According to him, the public primary system, with trained teachers and enjoying single spine salaries, are doing a worse job than the typical private schools accommodated in temporary structures with untrained teachers.
"The nation is already spending so much on our education and getting little out of it. In fact, the public primary system, with its trained teachers with single spine salaries are doing (a) worse job than the typical private schools accommodated in structures not better than schools under tress with teachers most of them secondary drop-outs", he declared.
Professor Adei made the condemnation in his keynote address at the 5th Speech and Prize giving Day celebration of Manya Krobo Senior High School (SHS), on the theme: "The Relevance of Discipline and Knowledge in Enhancing Excellence".
The celebration also coincided with the 45th anniversary of the institution with people from all walks of life including politicians, traditional rulers, and academicians in attendance.
Mapping out solutions to the canker, Prof. Adei suggested a firm policy framework, holding those responsible for poor educational output accountable, improving the management of schools, effective supervision of teachers and possible linking of remuneration to performance.

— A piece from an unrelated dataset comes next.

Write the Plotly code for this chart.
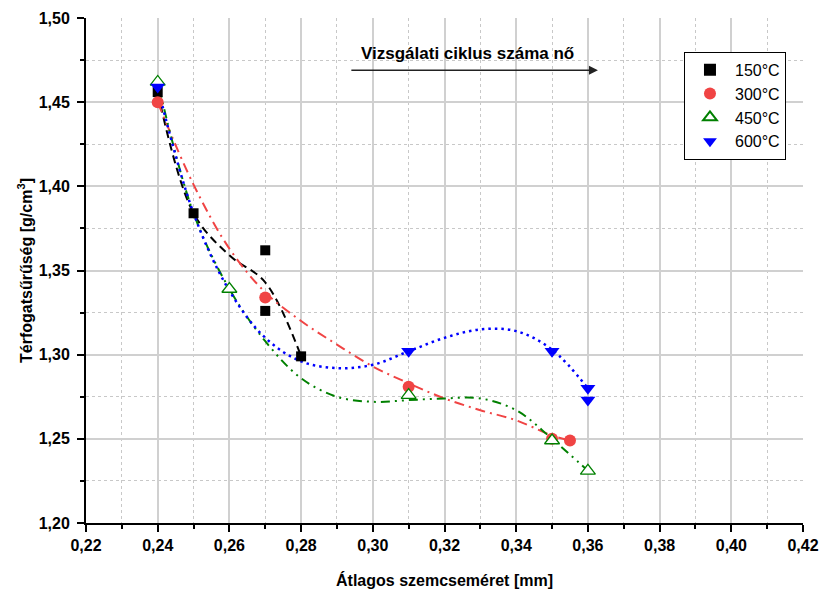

He declared, "it is high time no one should be allowed to go to the negotiation table with government without considering performance and pay as the two main agenda", stressing, "paying teachers well and improving on their conditions should not be a right but in exchange of performance."
Notwithstanding, he called for a positive change in attitude of government, teachers and parents to be able to guarantee a better future for the children of the country.
In spite of his criticism, Prof. Adei expressed optimism about the future of the country, partly because the status quo would not persist for ever and sooner or later government, teachers and parents would hold people accountable to their performance.
He further contended that, modern technology and willingness to have a positive attitude would lead to rapid improvement in the educational landscape in no time.
Prof. Adei also called on government to partner the various religious bodies and the private sector to deliver quality education.
On his part, the headmaster of the school, Rev. Isaac S. Kwao, gave a brief history of the institution which he said was officially opened on November 15,1968 with 12 students and was founded by the traditional authority in collaboration with the then Ministry of Education now Ghana Education Service.
According to him, the school started as a residential school for boys only and later became a co-educational institution operating both residential and day system since 1971.
He said his welcome address would incomplete if he did not mention infrastructure deficit which has become the greatest enemy to almost all educational institutions in the country and appealed for support in order to improve the academic record of the school.